Sherwin-White returned after the War to teaching at St John's, where he also served as "Keeper of the Groves" responsible for the college garden. Outside recognition came in 1956 with his election as a fellow of the British Academy. He produced a school textbook, Ancient Rome (1959), as well as more advanced works including Roman Society and Roman Law in the New Testament (1963), identified retrospectively by the Roman historian Fergus Millar as "[t]he most stimulating and original" of his postwar works. Arising from his studies of Roman law and administration, this indicated "his conviction of the essential historicity of the narratives in the New Testament", especially in the critique he mounted in his closing pages against "form-criticism of the extremer sort".

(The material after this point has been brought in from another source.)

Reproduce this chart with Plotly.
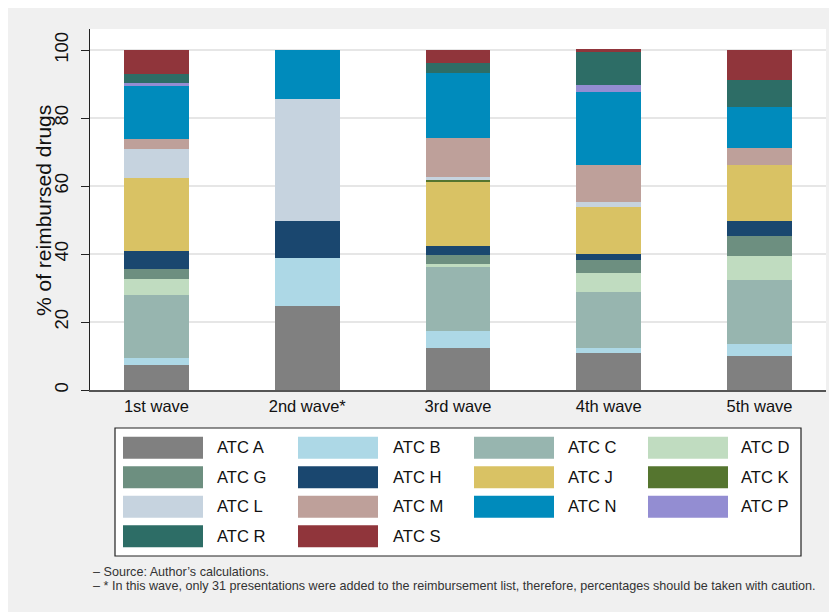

Sherwin-White's Oxford career was not interrupted by his family's move in 1963 to a cottage near Fyfield, Oxfordshire. The year 1966 saw the publication of a work "at least eighteen years" in the making: his historical and social commentary on the letters of Pliny the Younger, the first such work ever compiled and one not yet superseded. In Millar's assessment, it "combined immense erudition, percipience and sharpness of vision with a curious slapdashness about small details"; these errors were keenly hunted down by contemporary reviewers. In the same year Sherwin-White became Reader in Ancient History. Although he was a potential choice to succeed Ronald Syme as Camden Professor of Ancient History in 1970, this role went to Peter Brunt. Sherwin-White did serve as President of the Society for the Promotion of Roman Studies between 1974 and 1977, and his Roman Foreign Policy in the East (1983) appeared four years into his retirement. He died on 1 November 1993 at Fyfield, survived by his wife and two children. His son, who adopted the professional name David Sherwin (1942-2018), was a screenwriter, most famous for the script of the cult classic If..... His daughter, Susan Sherwin-White, was an ancient historian (1945-2016), expert on the Greek islands and the Seleucid Empire.

==Publications==

===Books===
- The Roman Citizenship (Oxford, 1939, revised 1973).
- Ancient Rome (London, 1959, revised 1978).
- Roman Society and Roman Law in the New Testament (Oxford, 1963, based on the Sarum Lectures for 1960-1961).
- The Letters of Pliny: A Historical and Social Commentary (Oxford, 1966).
- Racial Prejudice in Imperial Rome (Cambridge, 1967, based on the J. H. Gray lectures for 1966).
- Fifty Letters of Pliny (London, 1967, revised 1969).
- Roman Foreign Policy in the East (Norman, 1984).

===Selected articles===
- "Geographical Factors in Roman Algeria". The Journal of Roman Studies 34 (1944): 1-10.
- "Violence in Roman Politics". The Journal of Roman Studies 46 (1956): 1-9.
- Review of R. Syme, Tacitus. The Journal of Roman Studies 49 (1959): 140-146.
- "The Roman Citizenship: A Survey of Its Development into a World Franchise". Aufstieg und Niedergang der Römischen Welt 1.2 (1972): 23-58.